Below is a listing; write it out exactly and drop any images from it.

══ Available records ══

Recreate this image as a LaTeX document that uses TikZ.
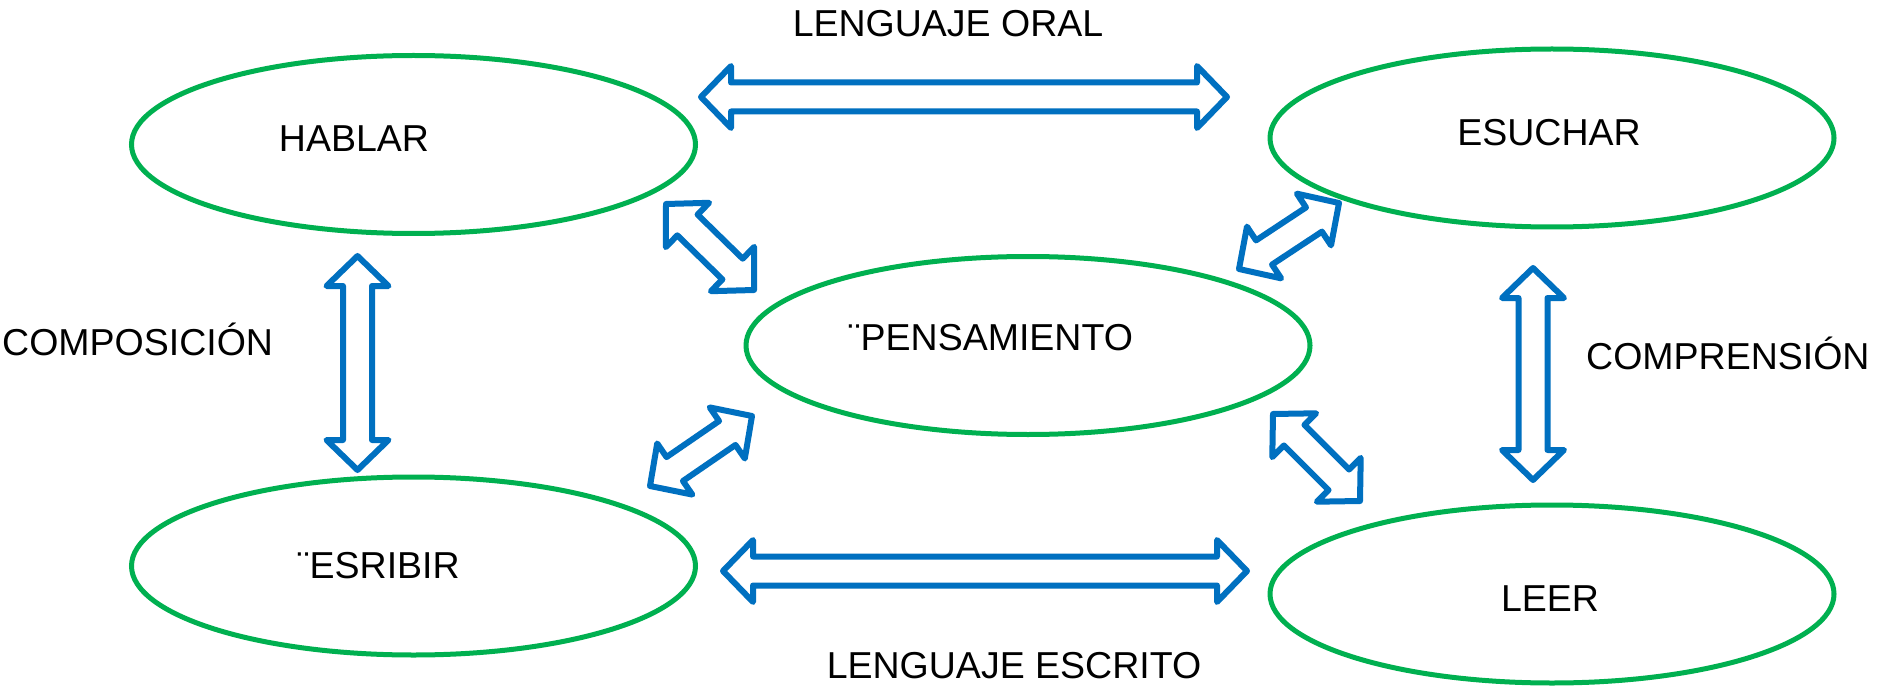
\documentclass[tikz,border=0pt]{standalone}
\usepackage{fontspec}
\setmainfont{Liberation Sans}
\usetikzlibrary{calc,shapes.geometric}
\definecolor{ellgreen}{HTML}{00B050}
\definecolor{arrblue}{HTML}{0070C0}
\tikzset{
  ell/.style={draw=ellgreen, line width=5pt, ellipse, inner sep=0pt, outer sep=0pt,
              minimum width=564pt, minimum height=178pt},
  lbl/.style={inner sep=0pt, font=\fontsize{37.5}{45}\selectfont, text=black},
  blockarr/.style={draw=arrblue, line width=6pt, line join=round, fill=white}
}
% double block arrow between two named coordinates
\newcommand\dblblock[2]{%
  \draw[blockarr] (#1)
   -- ($(#1)!30pt!(#2)!31pt!90:(#2)$)
   -- ($(#1)!30pt!(#2)!14.5pt!90:(#2)$)
   -- ($(#2)!30pt!(#1)!14.5pt!-90:(#1)$)
   -- ($(#2)!30pt!(#1)!31pt!-90:(#1)$)
   -- (#2)
   -- ($(#2)!30pt!(#1)!31pt!90:(#1)$)
   -- ($(#2)!30pt!(#1)!14.5pt!90:(#1)$)
   -- ($(#1)!30pt!(#2)!14.5pt!-90:(#2)$)
   -- ($(#1)!30pt!(#2)!31pt!-90:(#2)$)
   -- cycle;}
\begin{document}
\begin{tikzpicture}[x=1pt,y=-1pt]
\useasboundingbox[fill=white] (0,0) rectangle (1882,687);
% ellipses
\node[ell] (hablar) at (413.5,144.5) {};
\node[ell] (esuchar) at (1552,138) {};
\node[ell] (pens) at (1028,345.5) {};
\node[ell] (esribir) at (413.5,566) {};
\node[ell] (leer) at (1552,594) {};
% texts
\node[lbl, anchor=base] (thablar) at (354,152) {HABLAR};
\node[lbl, anchor=base] (tesuchar) at (1549,146) {ESUCHAR};
\node[lbl, anchor=base west] (tpens) at (848,350) {¨PENSAMIENTO};
\node[lbl, anchor=base west] (tesribir) at (297,578) {¨ESRIBIR};
\node[lbl, anchor=base] (tleer) at (1550,611) {LEER};
\node[lbl, anchor=base] (toral) at (948,37) {LENGUAJE ORAL};
\node[lbl, anchor=base] (tescrito) at (1014,678) {LENGUAJE ESCRITO};
\node[lbl, anchor=base west] (tcompos) at (2,355) {COMPOSICIÓN};
\node[lbl, anchor=base west] (tcompr) at (1586,369) {COMPRENSIÓN};
% arrow end points
\coordinate (a1) at (701,97);   \coordinate (b1) at (1227,97);
\coordinate (a2) at (723,571);  \coordinate (b2) at (1247,571);
\coordinate (a3) at (357.5,256); \coordinate (b3) at (357.5,470);
\coordinate (a4) at (1533,268); \coordinate (b4) at (1533,480);
\coordinate (a5) at (666,204);  \coordinate (b5) at (754,290);
\coordinate (a6) at (650,486);  \coordinate (b6) at (752,416);
\coordinate (a7) at (1239,269); \coordinate (b7) at (1339,203);
\coordinate (a8) at (1273,414); \coordinate (b8) at (1360,501);
\dblblock{a1}{b1}
\dblblock{a2}{b2}
\dblblock{a3}{b3}
\dblblock{a4}{b4}
\dblblock{a5}{b5}
\dblblock{a6}{b6}
\dblblock{a7}{b7}
\dblblock{a8}{b8}
\end{tikzpicture}
\end{document}
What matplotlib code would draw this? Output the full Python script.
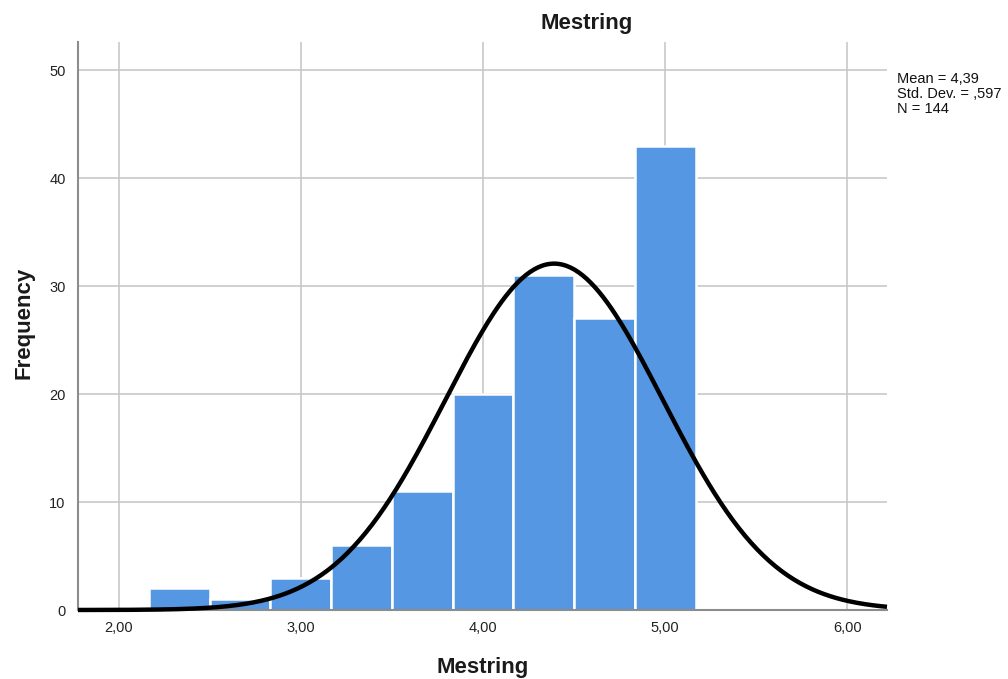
import numpy as np
import matplotlib
matplotlib.use("Agg")
import matplotlib.pyplot as plt

plt.rcParams['font.family'] = ['Liberation Sans', 'DejaVu Sans']

# histogram of Mestring scores (bin width 1/3)
bin_start = 2.1667
bin_width = 1 / 3
counts = [2, 1, 3, 6, 11, 20, 31, 27, 43]
mean = 4.39
sd = 0.597
n = 144

xticks = [2, 3, 4, 5, 6]
xtick_labels = ["2,00", "3,00", "4,00", "5,00", "6,00"]
yticks = [0, 10, 20, 30, 40, 50]

fig = plt.figure(figsize=(10.08, 6.79), dpi=100)
ax = fig.add_axes([78 / 1008, 1 - 610 / 679, (887 - 78) / 1008, (610 - 42) / 679])

lefts = bin_start + bin_width * np.arange(len(counts))
ax.bar(lefts, counts, width=bin_width, align='edge', color='#5597e3',
       edgecolor='white', linewidth=1.8, zorder=2)

# fitted normal curve scaled to counts
xs = np.linspace(1.777, 6.217, 400)
pdf = np.exp(-0.5 * ((xs - mean) / sd) ** 2) / (sd * np.sqrt(2 * np.pi))
ax.plot(xs, n * bin_width * pdf, color='black', lw=3.2, zorder=3,
        solid_capstyle='butt', clip_on=False)

ax.set_xlim(1.777, 6.217)
ax.set_ylim(0, 52.6)
ax.set_xticks(xticks)
ax.set_xticklabels(xtick_labels)
ax.set_yticks(yticks)
ax.grid(True, color='#c8c8c8', lw=1.2, zorder=0)
ax.set_axisbelow(True)
ax.tick_params(length=0, labelsize=10.5, colors='#222222', pad=8)
ax.tick_params(axis='y', pad=9)
for s in ['top', 'right']:
    ax.spines[s].set_visible(False)
for s in ['left', 'bottom']:
    ax.spines[s].set_color('#8c8c8c')
    ax.spines[s].set_linewidth(1.5)

fig.text(587 / 1008, 1 - 23 / 679, "Mestring", ha='center', va='center',
         fontsize=16, fontweight='bold', color='#1a1a1a')
fig.text(483 / 1008, 1 - 667 / 679, "Mestring", ha='center', va='center',
         fontsize=16, fontweight='bold', color='#1a1a1a')
fig.text(24 / 1008, 1 - 323 / 679, "Frequency", ha='center', va='center',
         rotation=90, fontsize=16, fontweight='bold', color='#1a1a1a')
fig.text(897 / 1008, 1 - 72 / 679,
         "Mean = 4,39\nStd. Dev. = ,597\nN = 144",
         ha='left', va='top', fontsize=10.5, linespacing=1.1, color='#111111')

fig.savefig("out.png", dpi=100, facecolor='white')
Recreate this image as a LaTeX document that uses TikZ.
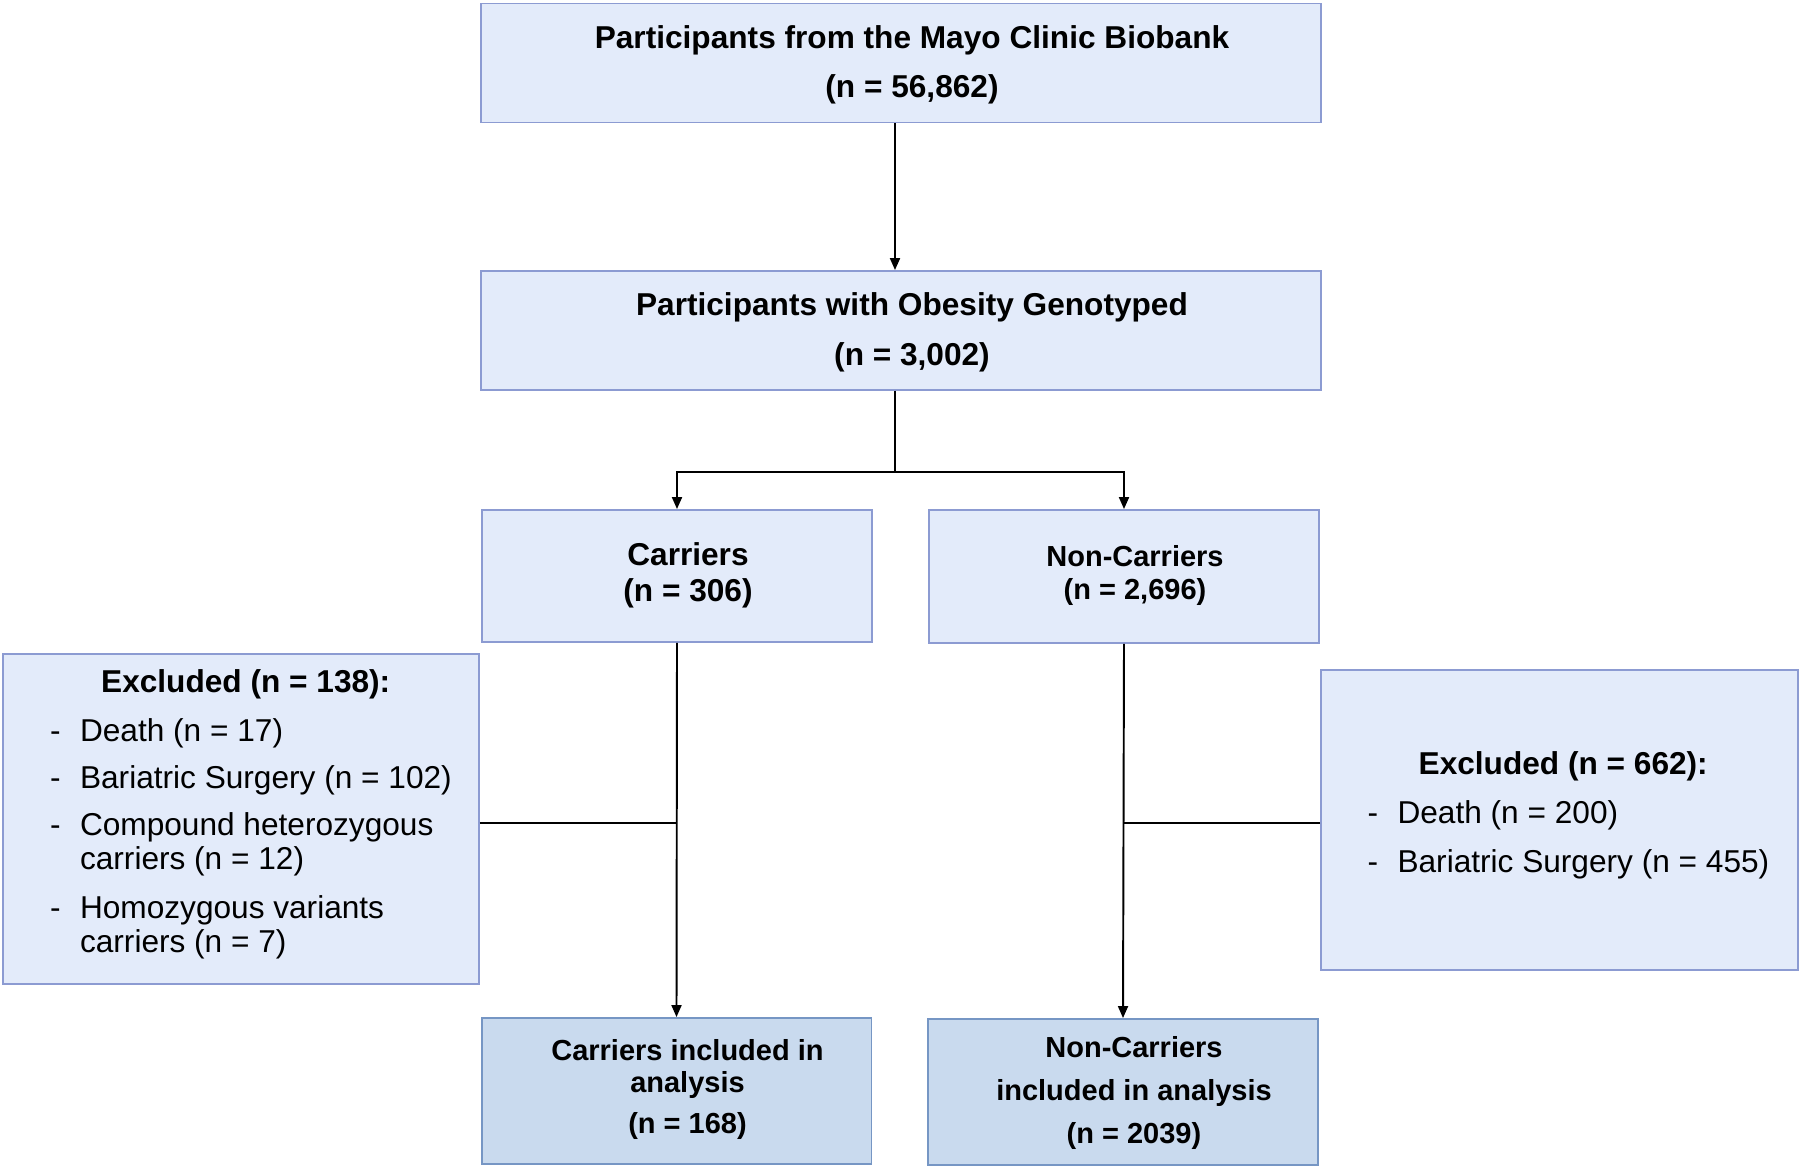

═══

_The output_.
Recreate this image as a LaTeX document that uses TikZ.
\documentclass[tikz,border=0pt]{standalone}
\usepackage{fontspec}
\setmainfont{Liberation Sans}
\usetikzlibrary{calc,shapes.geometric}
\definecolor{ellgreen}{HTML}{00B050}
\definecolor{arrblue}{HTML}{0070C0}
\tikzset{
  ell/.style={draw=ellgreen, line width=5pt, ellipse, inner sep=0pt, outer sep=0pt,
              minimum width=564pt, minimum height=178pt},
  lbl/.style={inner sep=0pt, font=\fontsize{37.5}{45}\selectfont, text=black},
  blockarr/.style={draw=arrblue, line width=6pt, line join=round, fill=white}
}
% double block arrow between two named coordinates
\newcommand\dblblock[2]{%
  \draw[blockarr] (#1)
   -- ($(#1)!30pt!(#2)!31pt!90:(#2)$)
   -- ($(#1)!30pt!(#2)!14.5pt!90:(#2)$)
   -- ($(#2)!30pt!(#1)!14.5pt!-90:(#1)$)
   -- ($(#2)!30pt!(#1)!31pt!-90:(#1)$)
   -- (#2)
   -- ($(#2)!30pt!(#1)!31pt!90:(#1)$)
   -- ($(#2)!30pt!(#1)!14.5pt!90:(#1)$)
   -- ($(#1)!30pt!(#2)!14.5pt!-90:(#2)$)
   -- ($(#1)!30pt!(#2)!31pt!-90:(#2)$)
   -- cycle;}
\begin{document}
\begin{tikzpicture}[x=1pt,y=-1pt]
\useasboundingbox[fill=white] (0,0) rectangle (1882,687);
% ellipses
\node[ell] (hablar) at (413.5,144.5) {};
\node[ell] (esuchar) at (1552,138) {};
\node[ell] (pens) at (1028,345.5) {};
\node[ell] (esribir) at (413.5,566) {};
\node[ell] (leer) at (1552,594) {};
% texts
\node[lbl, anchor=base] (thablar) at (354,152) {HABLAR};
\node[lbl, anchor=base] (tesuchar) at (1549,146) {ESUCHAR};
\node[lbl, anchor=base west] (tpens) at (848,350) {¨PENSAMIENTO};
\node[lbl, anchor=base west] (tesribir) at (297,578) {¨ESRIBIR};
\node[lbl, anchor=base] (tleer) at (1550,611) {LEER};
\node[lbl, anchor=base] (toral) at (948,37) {LENGUAJE ORAL};
\node[lbl, anchor=base] (tescrito) at (1014,678) {LENGUAJE ESCRITO};
\node[lbl, anchor=base west] (tcompos) at (2,355) {COMPOSICIÓN};
\node[lbl, anchor=base west] (tcompr) at (1586,369) {COMPRENSIÓN};
% arrow end points
\coordinate (a1) at (701,97);   \coordinate (b1) at (1227,97);
\coordinate (a2) at (723,571);  \coordinate (b2) at (1247,571);
\coordinate (a3) at (357.5,256); \coordinate (b3) at (357.5,470);
\coordinate (a4) at (1533,268); \coordinate (b4) at (1533,480);
\coordinate (a5) at (666,204);  \coordinate (b5) at (754,290);
\coordinate (a6) at (650,486);  \coordinate (b6) at (752,416);
\coordinate (a7) at (1239,269); \coordinate (b7) at (1339,203);
\coordinate (a8) at (1273,414); \coordinate (b8) at (1360,501);
\dblblock{a1}{b1}
\dblblock{a2}{b2}
\dblblock{a3}{b3}
\dblblock{a4}{b4}
\dblblock{a5}{b5}
\dblblock{a6}{b6}
\dblblock{a7}{b7}
\dblblock{a8}{b8}
\end{tikzpicture}
\end{document}
What matplotlib code would draw this? Output the full Python script.
import numpy as np
import matplotlib
matplotlib.use("Agg")
import matplotlib.pyplot as plt

plt.rcParams['font.family'] = ['Liberation Sans', 'DejaVu Sans']

# histogram of Mestring scores (bin width 1/3)
bin_start = 2.1667
bin_width = 1 / 3
counts = [2, 1, 3, 6, 11, 20, 31, 27, 43]
mean = 4.39
sd = 0.597
n = 144

xticks = [2, 3, 4, 5, 6]
xtick_labels = ["2,00", "3,00", "4,00", "5,00", "6,00"]
yticks = [0, 10, 20, 30, 40, 50]

fig = plt.figure(figsize=(10.08, 6.79), dpi=100)
ax = fig.add_axes([78 / 1008, 1 - 610 / 679, (887 - 78) / 1008, (610 - 42) / 679])

lefts = bin_start + bin_width * np.arange(len(counts))
ax.bar(lefts, counts, width=bin_width, align='edge', color='#5597e3',
       edgecolor='white', linewidth=1.8, zorder=2)

# fitted normal curve scaled to counts
xs = np.linspace(1.777, 6.217, 400)
pdf = np.exp(-0.5 * ((xs - mean) / sd) ** 2) / (sd * np.sqrt(2 * np.pi))
ax.plot(xs, n * bin_width * pdf, color='black', lw=3.2, zorder=3,
        solid_capstyle='butt', clip_on=False)

ax.set_xlim(1.777, 6.217)
ax.set_ylim(0, 52.6)
ax.set_xticks(xticks)
ax.set_xticklabels(xtick_labels)
ax.set_yticks(yticks)
ax.grid(True, color='#c8c8c8', lw=1.2, zorder=0)
ax.set_axisbelow(True)
ax.tick_params(length=0, labelsize=10.5, colors='#222222', pad=8)
ax.tick_params(axis='y', pad=9)
for s in ['top', 'right']:
    ax.spines[s].set_visible(False)
for s in ['left', 'bottom']:
    ax.spines[s].set_color('#8c8c8c')
    ax.spines[s].set_linewidth(1.5)

fig.text(587 / 1008, 1 - 23 / 679, "Mestring", ha='center', va='center',
         fontsize=16, fontweight='bold', color='#1a1a1a')
fig.text(483 / 1008, 1 - 667 / 679, "Mestring", ha='center', va='center',
         fontsize=16, fontweight='bold', color='#1a1a1a')
fig.text(24 / 1008, 1 - 323 / 679, "Frequency", ha='center', va='center',
         rotation=90, fontsize=16, fontweight='bold', color='#1a1a1a')
fig.text(897 / 1008, 1 - 72 / 679,
         "Mean = 4,39\nStd. Dev. = ,597\nN = 144",
         ha='left', va='top', fontsize=10.5, linespacing=1.1, color='#111111')

fig.savefig("out.png", dpi=100, facecolor='white')
Recreate this image as a LaTeX document that uses TikZ.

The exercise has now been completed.